There were several factors that needed troubleshooting. First, a sufficient concentration of pilocarpine was needed to induce the seizure-like activity but was not to be exceedingly damaging so that all activity was ceased. For that reason, several concentrations were first tested to determine the optimal concentration to obtain these results. These concentrations were also used to determine if the behavior exhibited dose dependency. Second, the Golgi assay was optimized for loss of tissue. After mounting to the slide using solution C, the tissue would fall off during the staining process. Gelatin-coated slides were incorporated, and the slides were carefully handled during the staining process; these two modifications minimized tissue loss. Next, to get cross sections, the planaria were placed flat into a temporary mold, frozen in the cryostat, and then mounted onto the chuck perpendicular to their original position so transverse sections could be cut. Regarding the immunofluorescence assay, the optimal concentration of the antibody needed to be determined. A serial dilution is recommended to determine the optimal dilution concentration. Luckily, the manufacturer's recommendations worked well for this assay, so a serial dilution was not necessary. This protocol used milk as a blocking buffer as this is a cheaper and more affordable option and works just as well as a buffer^23,24,25. Finally, troubleshooting was required for video artifacts; the planaria exposed to 2 mM pilocarpine were excluded due to tracking disruptions from container movement, lighting issues, and angle changes.

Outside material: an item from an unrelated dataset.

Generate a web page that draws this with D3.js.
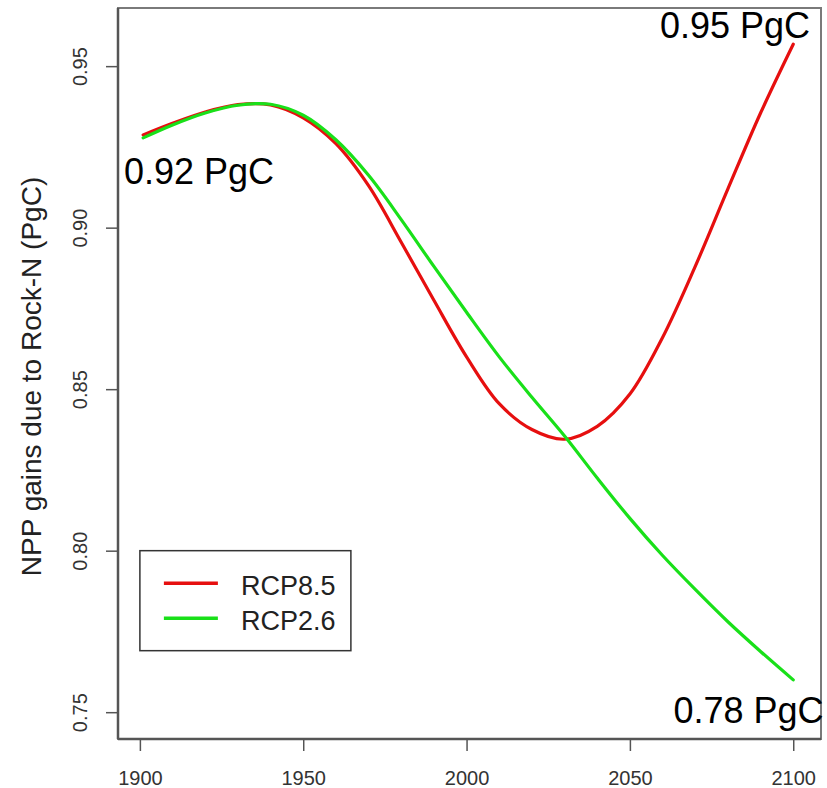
<!DOCTYPE html>
<html>
<head>
<meta charset="utf-8">
<script src="https://cdn.jsdelivr.net/npm/d3@7"></script>
<style>
	body { margin: 0; background: #fff; }
	text { font-family: "Liberation Sans", Arial, Helvetica, sans-serif; }
</style>
</head>
<body>
<div id="chart"></div>
<script>

// values (PgC)
const years = [1901, 1910, 1920, 1930, 1940, 1950, 1960, 1970, 1980, 1990, 2000,
	2010, 2020, 2030, 2040, 2050, 2060, 2070, 2080, 2090, 2100];
const rcp85 = [0.9287, 0.9323, 0.9358, 0.9381, 0.9380, 0.9340, 0.9260, 0.9130, 0.8955, 0.8775, 0.8600,
	0.8455, 0.8375, 0.8345, 0.8385, 0.8485, 0.8660, 0.8880, 0.9120, 0.9355, 0.9568];
const rcp26 = [0.9278, 0.9318, 0.9355, 0.9379, 0.9382, 0.9348, 0.9272, 0.9162, 0.9025, 0.8880, 0.8738,
	0.8600, 0.8475, 0.8355, 0.8225, 0.8100, 0.7985, 0.7880, 0.7780, 0.7688, 0.7600];

const seriesNames = ['RCP8.5', 'RCP2.6'];
const seriesColors = ['#e60f0f', '#19e019'];

const xTicks = [1900, 1950, 2000, 2050, 2100];
const yTicks = [0.75, 0.80, 0.85, 0.90, 0.95];

// annotations: text, year, value
const noteText = ['0.92 PgC', '0.95 PgC', '0.78 PgC'];
const noteYear = [1918.1, 2082.2, 2086.3];
const noteValue = [0.9174, 0.9625, 0.7507];

class LineChart {

	constructor(element) {
		this.element = element;
		this.draw();
	}

	draw() {
		this.width = 827;
		this.height = 788;
		this.box = { left: 118, right: 821, top: 8, bottom: 739 };

		this.createSVG();
		this.createScales();
		this.createAxes();
		this.createLines();
		this.createNotes();
		this.createLegend();
	}

	createSVG() {
		this.svg = d3.select(this.element)
			.append('svg')
				.attr('width', this.width)
				.attr('height', this.height);
	}

	createScales() {
		this.xScale = d3.scaleLinear()
			.domain([1893.3, 2108.5])
			.range([this.box.left, this.box.right]);

		this.yScale = d3.scaleLinear()
			.domain([0.7417, 0.968])
			.range([this.box.bottom, this.box.top]);
	}

	createAxes() {
		const b = this.box;

		this.svg.append('rect')
			.attr('x', b.left)
			.attr('y', b.top)
			.attr('width', b.right - b.left)
			.attr('height', b.bottom - b.top)
			.attr('fill', 'none')
			.attr('stroke', '#7a7a7a')
			.attr('stroke-width', 2);

		const xAxis = d3.axisBottom(this.xScale)
			.tickValues(xTicks)
			.tickFormat(d3.format('d'))
			.tickSize(12)
			.tickPadding(20);

		const gx = this.svg.append('g')
			.attr('class', 'xAxis')
			.attr('transform', `translate(0, ${b.bottom})`)
			.call(xAxis);

		gx.select('.domain').remove();
		gx.selectAll('line').attr('stroke', '#555').attr('stroke-width', 1.5);
		gx.selectAll('text')
			.attr('font-size', 20)
			.attr('fill', '#333');

		this.svg.append('line')
			.attr('x1', b.left).attr('x2', b.right)
			.attr('y1', b.bottom).attr('y2', b.bottom)
			.attr('stroke', '#555').attr('stroke-width', 2.5);

		const yAxis = d3.axisLeft(this.yScale)
			.tickValues(yTicks)
			.tickFormat(d3.format('.2f'))
			.tickSize(12);

		const gy = this.svg.append('g')
			.attr('class', 'yAxis')
			.attr('transform', `translate(${b.left}, 0)`)
			.call(yAxis);

		gy.select('.domain').remove();
		gy.selectAll('line').attr('stroke', '#555').attr('stroke-width', 1.5);
		// R style: labels parallel to the axis
		gy.selectAll('text')
			.attr('font-size', 20)
			.attr('fill', '#333')
			.attr('text-anchor', 'middle')
			.attr('x', 0)
			.attr('y', 0)
			.attr('dy', null)
			.attr('transform', 'translate(-31, 0) rotate(-90)');

		this.svg.append('line')
			.attr('x1', b.left).attr('x2', b.left)
			.attr('y1', b.top).attr('y2', b.bottom)
			.attr('stroke', '#555').attr('stroke-width', 2.5);

		this.svg.append('text')
			.attr('transform', `translate(41, ${(b.top + b.bottom) / 2 + 3}) rotate(-90)`)
			.attr('text-anchor', 'middle')
			.attr('font-size', 28)
			.attr('fill', '#222')
			.text('NPP gains due to Rock-N (PgC)');
	}

	createLines() {
		const that = this;
		const line = d3.line()
			.x(d => that.xScale(d[0]))
			.y(d => that.yScale(d[1]))
			.curve(d3.curveCatmullRom.alpha(0.5));

		[rcp85, rcp26].forEach((vals, i) => {
			this.svg.append('path')
				.datum(years.map((yr, j) => [yr, vals[j]]))
				.attr('fill', 'none')
				.attr('stroke', seriesColors[i])
				.attr('stroke-width', 3.2)
				.attr('stroke-linecap', 'round')
				.attr('d', line);
		});
	}

	createNotes() {
		this.svg.append('g')
			.selectAll('text')
			.data(noteText)
			.join('text')
				.attr('x', (d, i) => this.xScale(noteYear[i]))
				.attr('y', (d, i) => this.yScale(noteValue[i]))
				.attr('dy', '0.35em')
				.attr('text-anchor', 'middle')
				.attr('font-size', 36)
				.attr('fill', '#000')
				.text(d => d);
	}

	createLegend() {
		// legend anchored at (1900, 0.80) like R's legend()
		const x0 = this.xScale(1900);
		const y0 = this.yScale(0.80);

		const legend = this.svg.append('g')
			.attr('transform', `translate(${x0}, ${y0})`);

		legend.append('rect')
			.attr('width', 211)
			.attr('height', 100)
			.attr('fill', '#fff')
			.attr('stroke', '#333')
			.attr('stroke-width', 1.5);

		seriesNames.forEach((name, i) => {
			const cy = 32.5 + i * 35;
			legend.append('line')
				.attr('x1', 24).attr('x2', 78)
				.attr('y1', cy).attr('y2', cy)
				.attr('stroke', seriesColors[i])
				.attr('stroke-width', 3.5);
			legend.append('text')
				.attr('x', 101)
				.attr('y', cy + 11.5)
				.attr('font-size', 27)
				.attr('fill', '#222')
				.text(name);
		});
	}

}

new LineChart('#chart');

</script>
</body>
</html>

As with any procedure, there are limitations. Although planaria exhibit similar neuronal pathways as humans, they are invertebrates and lack the complexity of mammalian brains²⁶. Therefore, results observed in planaria may not correlate directly with humans. Second, this assay does allow quantification of neurons but does not allow analysis of the morphology of neurons and their dendrites, which is often diagnostic in patients with epilepsy^15,19. The results of this research, therefore, serve only as preliminary analysis for human epilepsy.

The quantification of the 0 mM and 6 mM pilocarpine planarias in Figure 4 holds significant implications in determining whether the planaria experienced seizures. By carefully analyzing and comparing the values obtained from the experimental and control groups, there was a statistically significant difference between the two groups. This suggests that the pilocarpine applied to the experimental group may have directly contributed to the observed behavior in the planaria. Integrating further improvements into the video analysis software could also enhance the accuracy and reliability of the data collected from planaria observations. Such software could automate the tracking and quantification of motion patterns, providing objective measurements of movements such as dorsal oscillation and reducing the reliance on video quality alone for these observations.

Current studies have demonstrated seizure-like behavior in planaria; however, to our knowledge, the oscillating dorsal expansion movement has not been noted^9,10,11. Other behaviors observed, such as the C-shape, are consistent with current research^9,10,11,12. Immunofluorescence assays have been performed on planaria, and the results are consistent with this assay^20,27; however, to our knowledge, a Golgi stain has not been performed on planaria before, and optimization of this stain may provide the opportunity to analyze neuronal morphology. This may, in turn, provide insights into the pathophysiology of epilepsy. It has already been demonstrated that pilocarpine induces seizure-like behavior in planaria. With further modifications and repetition, this assay has the potential to be used in drug screening for anti-seizure medication.

The authors have nothing to declare.

We want to thank EVMS Research Incentive Fund (PI: A.E. Musto) and Dr. Jorge Jacot for his helpful suggestions with optimizing the immunofluorescence protocol.